_THE PROBLEM_: Can you output, word for word, the lines between the one holding "Convert this diagram to TikZ code." and the one holding "minimum height=24pt] (exp)", inclusive, leaving out any pictures?

_RECORD EXCERPTS_:

·····

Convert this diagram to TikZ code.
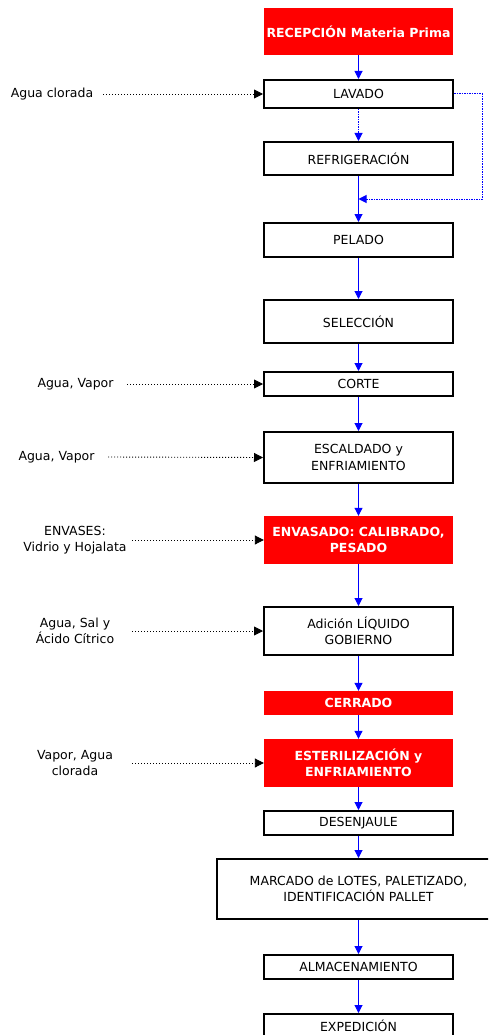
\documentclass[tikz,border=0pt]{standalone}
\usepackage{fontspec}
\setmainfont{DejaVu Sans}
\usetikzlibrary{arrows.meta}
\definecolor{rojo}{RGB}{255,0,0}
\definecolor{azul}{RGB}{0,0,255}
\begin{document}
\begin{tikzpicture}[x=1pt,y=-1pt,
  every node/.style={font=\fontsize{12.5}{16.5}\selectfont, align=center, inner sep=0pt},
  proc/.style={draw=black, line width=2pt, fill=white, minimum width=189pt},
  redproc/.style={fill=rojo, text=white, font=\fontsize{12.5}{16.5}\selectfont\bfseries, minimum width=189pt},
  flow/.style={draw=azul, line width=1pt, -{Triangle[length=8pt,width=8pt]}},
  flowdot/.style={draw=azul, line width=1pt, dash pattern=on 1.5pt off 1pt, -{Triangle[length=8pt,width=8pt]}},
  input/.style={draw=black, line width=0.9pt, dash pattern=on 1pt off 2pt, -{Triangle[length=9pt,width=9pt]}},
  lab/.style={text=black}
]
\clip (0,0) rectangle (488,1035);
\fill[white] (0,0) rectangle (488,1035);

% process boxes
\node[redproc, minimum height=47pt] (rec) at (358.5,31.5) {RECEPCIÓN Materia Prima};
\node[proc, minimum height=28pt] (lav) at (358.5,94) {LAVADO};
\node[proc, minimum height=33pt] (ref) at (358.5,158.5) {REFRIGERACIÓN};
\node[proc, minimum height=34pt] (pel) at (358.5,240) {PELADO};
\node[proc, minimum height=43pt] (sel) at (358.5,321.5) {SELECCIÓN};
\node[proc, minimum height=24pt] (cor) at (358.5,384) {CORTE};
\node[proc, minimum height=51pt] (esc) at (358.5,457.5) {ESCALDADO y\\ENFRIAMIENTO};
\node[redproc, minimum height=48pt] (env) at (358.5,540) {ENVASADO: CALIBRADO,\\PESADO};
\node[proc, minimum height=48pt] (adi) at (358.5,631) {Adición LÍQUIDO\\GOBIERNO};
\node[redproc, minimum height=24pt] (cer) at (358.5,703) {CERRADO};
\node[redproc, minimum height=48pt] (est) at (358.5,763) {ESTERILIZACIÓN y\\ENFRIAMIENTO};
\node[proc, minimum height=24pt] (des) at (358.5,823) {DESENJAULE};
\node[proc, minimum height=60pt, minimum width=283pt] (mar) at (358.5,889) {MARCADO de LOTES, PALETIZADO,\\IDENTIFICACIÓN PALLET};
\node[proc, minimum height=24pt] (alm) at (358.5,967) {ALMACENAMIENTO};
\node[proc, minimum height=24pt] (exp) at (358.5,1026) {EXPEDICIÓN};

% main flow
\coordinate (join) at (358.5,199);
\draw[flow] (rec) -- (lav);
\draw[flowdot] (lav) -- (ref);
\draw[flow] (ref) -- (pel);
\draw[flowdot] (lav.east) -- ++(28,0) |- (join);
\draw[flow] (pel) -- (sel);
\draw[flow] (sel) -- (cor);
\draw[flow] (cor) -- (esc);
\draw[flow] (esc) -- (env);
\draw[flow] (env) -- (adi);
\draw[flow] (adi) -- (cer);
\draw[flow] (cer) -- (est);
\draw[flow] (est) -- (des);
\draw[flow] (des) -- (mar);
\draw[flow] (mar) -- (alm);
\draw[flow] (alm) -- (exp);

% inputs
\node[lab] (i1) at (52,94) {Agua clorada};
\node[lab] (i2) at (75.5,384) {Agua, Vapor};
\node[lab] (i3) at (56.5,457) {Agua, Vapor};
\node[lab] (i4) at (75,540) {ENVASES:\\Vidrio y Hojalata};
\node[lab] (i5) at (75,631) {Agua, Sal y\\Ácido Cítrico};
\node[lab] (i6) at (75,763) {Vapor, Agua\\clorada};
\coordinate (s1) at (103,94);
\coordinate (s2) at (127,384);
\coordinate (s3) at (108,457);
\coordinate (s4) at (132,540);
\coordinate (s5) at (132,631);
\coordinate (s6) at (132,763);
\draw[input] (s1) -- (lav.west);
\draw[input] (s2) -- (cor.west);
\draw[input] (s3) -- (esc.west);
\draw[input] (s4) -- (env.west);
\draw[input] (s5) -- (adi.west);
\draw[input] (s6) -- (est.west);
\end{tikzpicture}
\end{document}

·····

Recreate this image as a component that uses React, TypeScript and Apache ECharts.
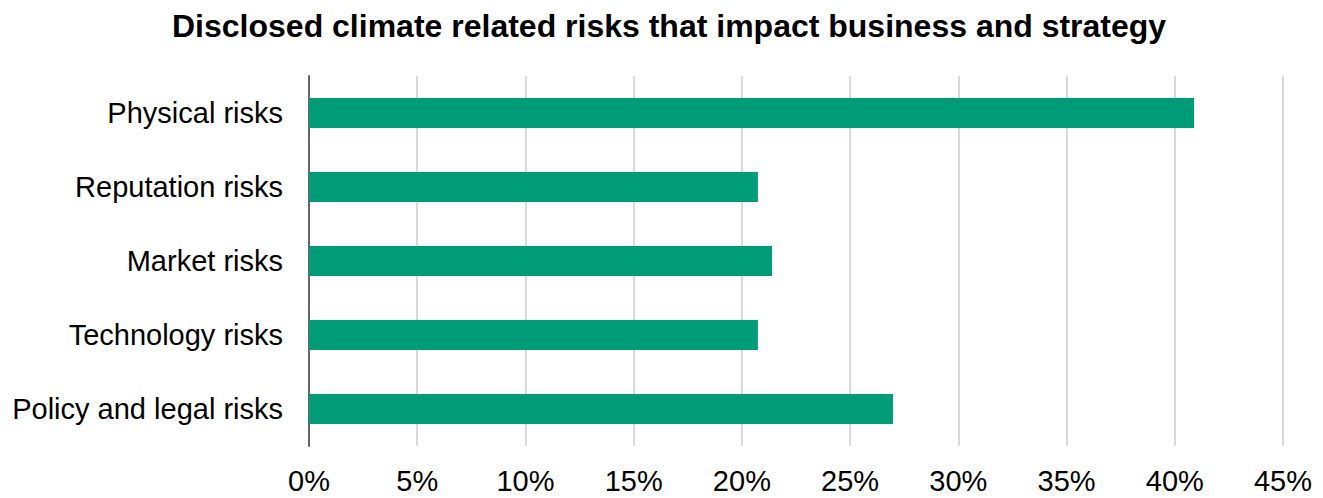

·····

_RESPONSE TO THE TASK_:
Convert this diagram to TikZ code.
\documentclass[tikz,border=0pt]{standalone}
\usepackage{fontspec}
\setmainfont{DejaVu Sans}
\usetikzlibrary{arrows.meta}
\definecolor{rojo}{RGB}{255,0,0}
\definecolor{azul}{RGB}{0,0,255}
\begin{document}
\begin{tikzpicture}[x=1pt,y=-1pt,
  every node/.style={font=\fontsize{12.5}{16.5}\selectfont, align=center, inner sep=0pt},
  proc/.style={draw=black, line width=2pt, fill=white, minimum width=189pt},
  redproc/.style={fill=rojo, text=white, font=\fontsize{12.5}{16.5}\selectfont\bfseries, minimum width=189pt},
  flow/.style={draw=azul, line width=1pt, -{Triangle[length=8pt,width=8pt]}},
  flowdot/.style={draw=azul, line width=1pt, dash pattern=on 1.5pt off 1pt, -{Triangle[length=8pt,width=8pt]}},
  input/.style={draw=black, line width=0.9pt, dash pattern=on 1pt off 2pt, -{Triangle[length=9pt,width=9pt]}},
  lab/.style={text=black}
]
\clip (0,0) rectangle (488,1035);
\fill[white] (0,0) rectangle (488,1035);

% process boxes
\node[redproc, minimum height=47pt] (rec) at (358.5,31.5) {RECEPCIÓN Materia Prima};
\node[proc, minimum height=28pt] (lav) at (358.5,94) {LAVADO};
\node[proc, minimum height=33pt] (ref) at (358.5,158.5) {REFRIGERACIÓN};
\node[proc, minimum height=34pt] (pel) at (358.5,240) {PELADO};
\node[proc, minimum height=43pt] (sel) at (358.5,321.5) {SELECCIÓN};
\node[proc, minimum height=24pt] (cor) at (358.5,384) {CORTE};
\node[proc, minimum height=51pt] (esc) at (358.5,457.5) {ESCALDADO y\\ENFRIAMIENTO};
\node[redproc, minimum height=48pt] (env) at (358.5,540) {ENVASADO: CALIBRADO,\\PESADO};
\node[proc, minimum height=48pt] (adi) at (358.5,631) {Adición LÍQUIDO\\GOBIERNO};
\node[redproc, minimum height=24pt] (cer) at (358.5,703) {CERRADO};
\node[redproc, minimum height=48pt] (est) at (358.5,763) {ESTERILIZACIÓN y\\ENFRIAMIENTO};
\node[proc, minimum height=24pt] (des) at (358.5,823) {DESENJAULE};
\node[proc, minimum height=60pt, minimum width=283pt] (mar) at (358.5,889) {MARCADO de LOTES, PALETIZADO,\\IDENTIFICACIÓN PALLET};
\node[proc, minimum height=24pt] (alm) at (358.5,967) {ALMACENAMIENTO};
\node[proc, minimum height=24pt] (exp) at (358.5,1026) {EXPEDICIÓN};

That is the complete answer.